Objective =
Write each line of the material exactly as given, from the top through the line that contains "bedrag = [1.5, 3.1, 6.7, 9.0, 16.7, 23.6, 32.4, 46.8]", and omit all pictures.

Source data =
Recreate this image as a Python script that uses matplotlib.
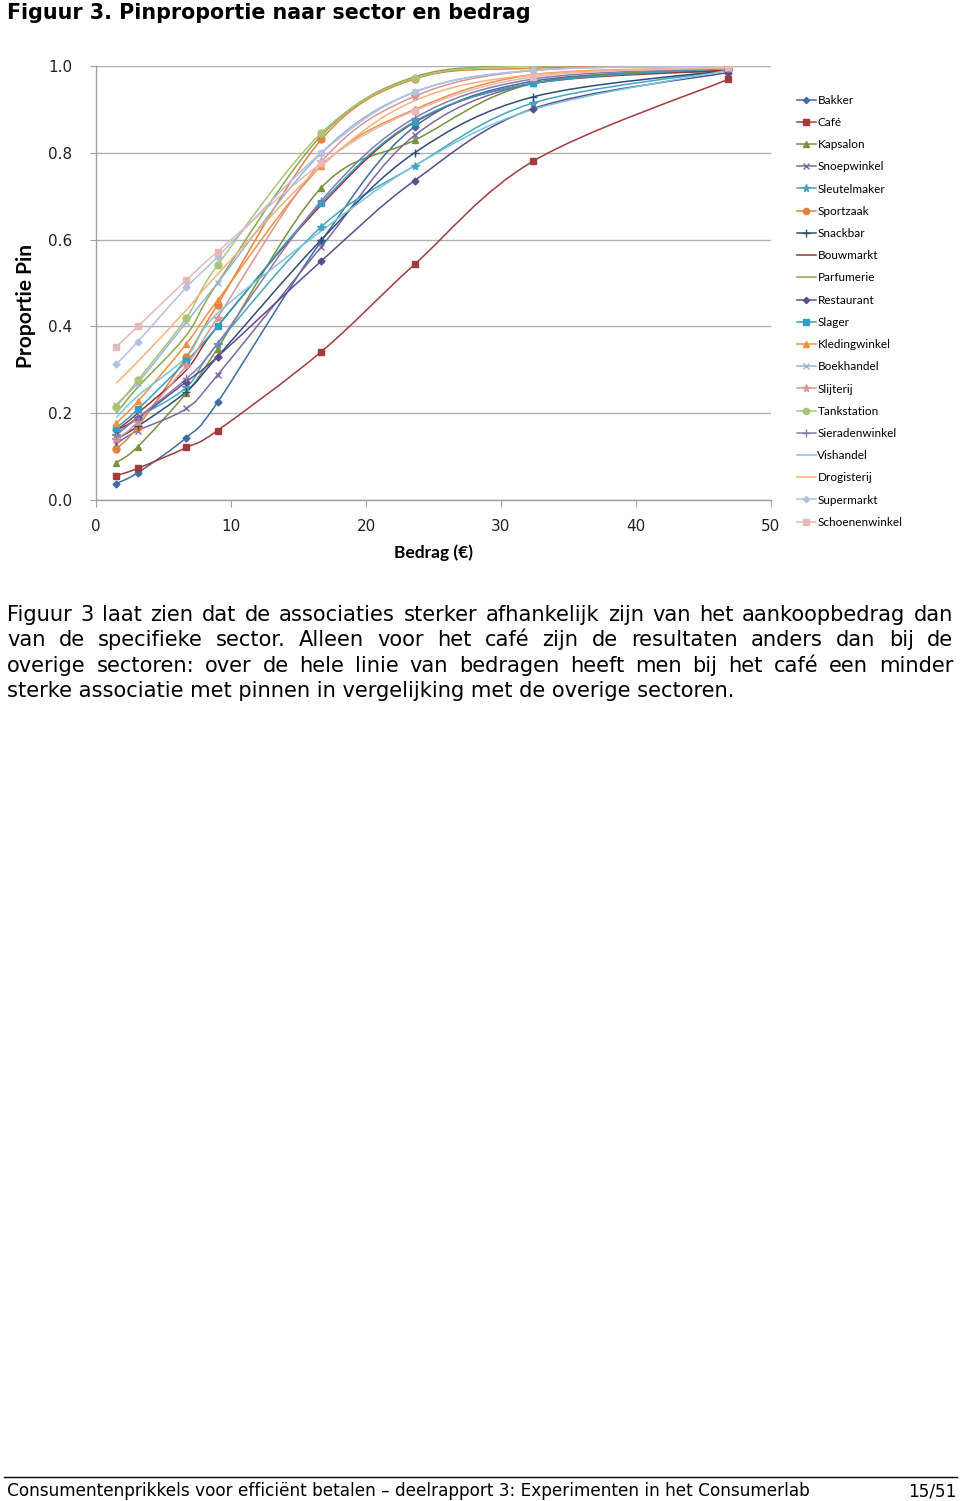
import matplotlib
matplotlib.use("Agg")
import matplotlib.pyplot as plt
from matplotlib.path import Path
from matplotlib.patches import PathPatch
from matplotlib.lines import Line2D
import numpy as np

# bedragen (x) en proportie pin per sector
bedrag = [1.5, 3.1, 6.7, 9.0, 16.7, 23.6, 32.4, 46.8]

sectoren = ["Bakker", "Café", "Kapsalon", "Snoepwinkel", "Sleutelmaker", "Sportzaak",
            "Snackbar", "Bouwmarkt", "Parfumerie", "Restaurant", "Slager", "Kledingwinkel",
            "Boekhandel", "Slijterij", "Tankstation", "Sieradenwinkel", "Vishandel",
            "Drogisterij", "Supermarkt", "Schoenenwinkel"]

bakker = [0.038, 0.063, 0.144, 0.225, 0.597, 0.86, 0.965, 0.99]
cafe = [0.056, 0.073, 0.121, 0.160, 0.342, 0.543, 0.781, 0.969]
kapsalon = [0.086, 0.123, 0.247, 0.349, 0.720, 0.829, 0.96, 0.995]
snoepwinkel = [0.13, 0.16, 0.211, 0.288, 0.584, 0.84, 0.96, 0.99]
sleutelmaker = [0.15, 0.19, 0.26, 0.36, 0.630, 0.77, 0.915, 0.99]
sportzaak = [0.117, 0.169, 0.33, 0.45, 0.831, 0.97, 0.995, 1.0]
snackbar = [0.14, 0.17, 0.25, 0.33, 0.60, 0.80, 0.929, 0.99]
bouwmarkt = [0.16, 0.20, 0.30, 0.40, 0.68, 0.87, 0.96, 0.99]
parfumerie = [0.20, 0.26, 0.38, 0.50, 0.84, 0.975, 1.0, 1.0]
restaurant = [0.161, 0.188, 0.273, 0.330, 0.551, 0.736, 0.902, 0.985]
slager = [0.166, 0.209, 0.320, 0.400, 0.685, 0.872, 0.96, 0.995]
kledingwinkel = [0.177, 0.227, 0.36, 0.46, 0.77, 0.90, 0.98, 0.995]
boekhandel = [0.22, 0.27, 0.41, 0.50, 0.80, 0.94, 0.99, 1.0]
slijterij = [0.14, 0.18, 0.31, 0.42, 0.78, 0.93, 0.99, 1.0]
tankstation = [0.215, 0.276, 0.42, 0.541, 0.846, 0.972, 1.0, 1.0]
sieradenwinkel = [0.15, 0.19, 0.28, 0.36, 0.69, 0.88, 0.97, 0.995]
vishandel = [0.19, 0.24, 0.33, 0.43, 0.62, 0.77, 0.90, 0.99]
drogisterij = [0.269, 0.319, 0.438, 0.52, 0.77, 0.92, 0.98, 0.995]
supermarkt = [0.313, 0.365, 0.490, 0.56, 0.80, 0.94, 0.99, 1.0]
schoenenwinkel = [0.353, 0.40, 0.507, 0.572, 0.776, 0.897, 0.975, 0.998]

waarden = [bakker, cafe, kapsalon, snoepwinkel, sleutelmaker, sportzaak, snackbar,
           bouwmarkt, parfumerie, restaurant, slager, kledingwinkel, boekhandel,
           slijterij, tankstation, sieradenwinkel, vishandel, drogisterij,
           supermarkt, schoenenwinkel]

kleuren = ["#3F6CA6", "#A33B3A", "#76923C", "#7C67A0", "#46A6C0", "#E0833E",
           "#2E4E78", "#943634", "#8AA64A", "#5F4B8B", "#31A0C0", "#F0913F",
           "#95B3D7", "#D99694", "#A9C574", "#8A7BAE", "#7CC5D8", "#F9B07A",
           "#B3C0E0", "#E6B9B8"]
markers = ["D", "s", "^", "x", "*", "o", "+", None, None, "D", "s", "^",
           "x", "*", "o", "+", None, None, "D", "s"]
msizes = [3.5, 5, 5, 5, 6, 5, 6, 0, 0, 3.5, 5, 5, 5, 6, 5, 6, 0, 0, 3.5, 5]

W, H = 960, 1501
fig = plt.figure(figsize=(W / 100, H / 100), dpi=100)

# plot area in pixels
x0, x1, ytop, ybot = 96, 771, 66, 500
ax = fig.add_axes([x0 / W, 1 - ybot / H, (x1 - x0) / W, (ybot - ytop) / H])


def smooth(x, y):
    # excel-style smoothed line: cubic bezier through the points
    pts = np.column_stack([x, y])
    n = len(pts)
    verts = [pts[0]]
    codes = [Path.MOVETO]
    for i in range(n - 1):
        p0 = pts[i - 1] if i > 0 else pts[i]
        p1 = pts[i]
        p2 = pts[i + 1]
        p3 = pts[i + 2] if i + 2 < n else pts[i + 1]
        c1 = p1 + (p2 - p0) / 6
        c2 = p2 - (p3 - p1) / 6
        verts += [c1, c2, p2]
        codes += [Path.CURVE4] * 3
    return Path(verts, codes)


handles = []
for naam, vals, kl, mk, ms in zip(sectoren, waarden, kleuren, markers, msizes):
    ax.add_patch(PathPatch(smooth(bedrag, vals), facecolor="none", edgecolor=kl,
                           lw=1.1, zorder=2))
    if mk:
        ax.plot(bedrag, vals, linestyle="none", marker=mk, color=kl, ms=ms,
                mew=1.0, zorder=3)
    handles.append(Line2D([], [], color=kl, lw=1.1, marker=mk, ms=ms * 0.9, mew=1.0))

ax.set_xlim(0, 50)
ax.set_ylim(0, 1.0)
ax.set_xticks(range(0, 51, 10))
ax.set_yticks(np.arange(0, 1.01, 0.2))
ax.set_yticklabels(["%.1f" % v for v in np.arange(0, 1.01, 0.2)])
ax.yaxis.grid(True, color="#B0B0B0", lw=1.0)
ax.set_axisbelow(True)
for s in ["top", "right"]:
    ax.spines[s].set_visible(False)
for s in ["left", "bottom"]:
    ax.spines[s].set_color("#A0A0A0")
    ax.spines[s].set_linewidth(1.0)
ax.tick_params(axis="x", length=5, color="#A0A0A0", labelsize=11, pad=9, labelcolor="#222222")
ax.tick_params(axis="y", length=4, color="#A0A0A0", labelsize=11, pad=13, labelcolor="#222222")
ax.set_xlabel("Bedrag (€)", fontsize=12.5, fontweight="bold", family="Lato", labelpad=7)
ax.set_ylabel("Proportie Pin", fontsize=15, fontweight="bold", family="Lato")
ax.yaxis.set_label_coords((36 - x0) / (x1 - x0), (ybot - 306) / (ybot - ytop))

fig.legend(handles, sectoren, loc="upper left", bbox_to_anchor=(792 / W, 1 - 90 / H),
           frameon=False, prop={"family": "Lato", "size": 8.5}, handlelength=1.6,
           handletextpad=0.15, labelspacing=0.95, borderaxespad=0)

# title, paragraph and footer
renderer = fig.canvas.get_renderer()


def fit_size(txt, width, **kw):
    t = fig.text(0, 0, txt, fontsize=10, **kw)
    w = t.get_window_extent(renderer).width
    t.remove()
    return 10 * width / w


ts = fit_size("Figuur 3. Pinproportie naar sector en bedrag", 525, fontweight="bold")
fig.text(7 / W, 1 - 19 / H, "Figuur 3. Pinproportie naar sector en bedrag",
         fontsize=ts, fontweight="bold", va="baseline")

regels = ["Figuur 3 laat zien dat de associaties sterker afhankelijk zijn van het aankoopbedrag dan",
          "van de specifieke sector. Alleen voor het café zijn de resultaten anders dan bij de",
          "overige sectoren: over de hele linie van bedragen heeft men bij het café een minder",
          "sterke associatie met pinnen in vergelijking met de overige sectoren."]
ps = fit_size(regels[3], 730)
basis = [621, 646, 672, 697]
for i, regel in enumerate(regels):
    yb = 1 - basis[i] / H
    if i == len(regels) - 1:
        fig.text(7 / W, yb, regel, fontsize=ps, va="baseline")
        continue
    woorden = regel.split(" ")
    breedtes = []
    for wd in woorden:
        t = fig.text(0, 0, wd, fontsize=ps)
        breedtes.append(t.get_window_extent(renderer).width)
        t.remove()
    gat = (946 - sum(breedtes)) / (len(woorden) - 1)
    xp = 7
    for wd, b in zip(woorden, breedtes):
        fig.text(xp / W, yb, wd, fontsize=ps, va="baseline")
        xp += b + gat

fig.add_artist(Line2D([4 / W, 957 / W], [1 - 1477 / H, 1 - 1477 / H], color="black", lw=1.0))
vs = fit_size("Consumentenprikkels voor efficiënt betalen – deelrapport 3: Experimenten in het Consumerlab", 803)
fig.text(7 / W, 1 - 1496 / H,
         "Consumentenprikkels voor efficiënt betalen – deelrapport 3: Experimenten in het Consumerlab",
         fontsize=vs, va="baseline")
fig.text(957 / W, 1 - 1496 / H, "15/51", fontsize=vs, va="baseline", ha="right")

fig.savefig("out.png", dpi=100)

Response =
Recreate this image as a Python script that uses matplotlib.
import matplotlib
matplotlib.use("Agg")
import matplotlib.pyplot as plt
from matplotlib.path import Path
from matplotlib.patches import PathPatch
from matplotlib.lines import Line2D
import numpy as np

# bedragen (x) en proportie pin per sector
bedrag = [1.5, 3.1, 6.7, 9.0, 16.7, 23.6, 32.4, 46.8]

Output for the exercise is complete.